RICHMOND, Va. (WRIC) - About 5,000 paralyzed veterans and active-duty military members come to Richmond every year for care at the McGuire VA Medical Center. Now they will have a chance to do something many never imagined.
"It's kinda exhilarating to be able to do it again," says retired Army Sargeant Dan Rose, as he walks with the help of the Ekso Bionics exoskeleton.
It looks like something out of a science fiction movie, but the robotic suit is providing real possibilities for patients. Rose explains, "After my accident I gave up on the hope of walking and tried to focus on what I needed to do to live an independent life. And so I didn't think of walking again. I thought it was a pipe dream so I didn't try to pursue it."
Rose has been paralyzed from the chest down since 2011 when an IED blast in Southern Afghanistan severed his spinal cord. He first stepped into the exoskeleton last year at a hospital and received his own around Thanksgiving.
Rose now travels around the country to demonstrate the technology and give patients a peak at the possibilities.

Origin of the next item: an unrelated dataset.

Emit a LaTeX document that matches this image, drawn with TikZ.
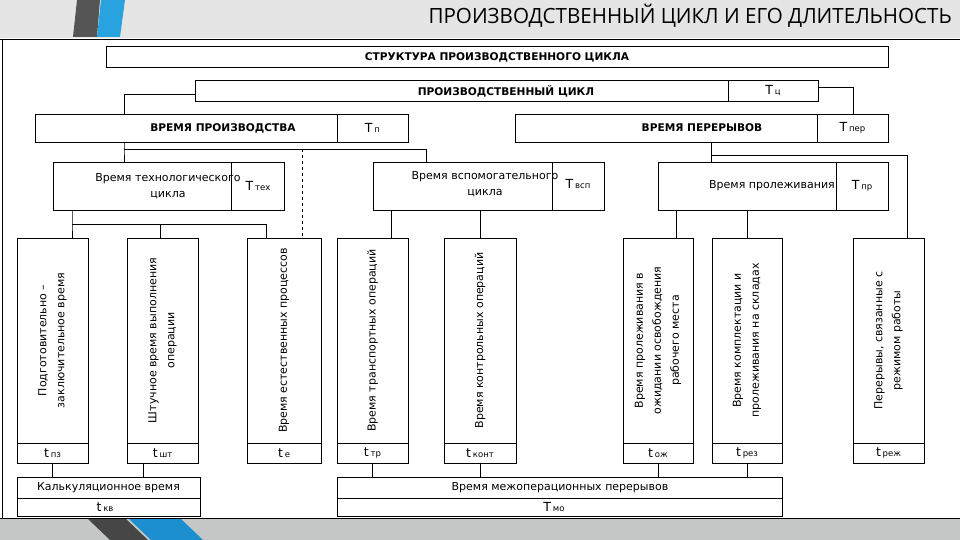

"The first question in spinal cord injury you get from people is, 'am I going to walk again?' So this has a potential to say yes," explains Dr. Tim Lavis, the Chief of Spinal Cord Injury Services at McGuire.
McGuire received an exoskeleton today. It was donated by the nonprofit SoldierSocks, which supports veterans. McGuire will begin using this technology in rehab immediately to help patients gain mobility and confidence.
Rose knows it will also change lives like it has already changed his. "I can't wait to see the look on other people's faces when they're actually able to stand up and walk for the first time," he says with a smile. "It's almost like a modern day miracle."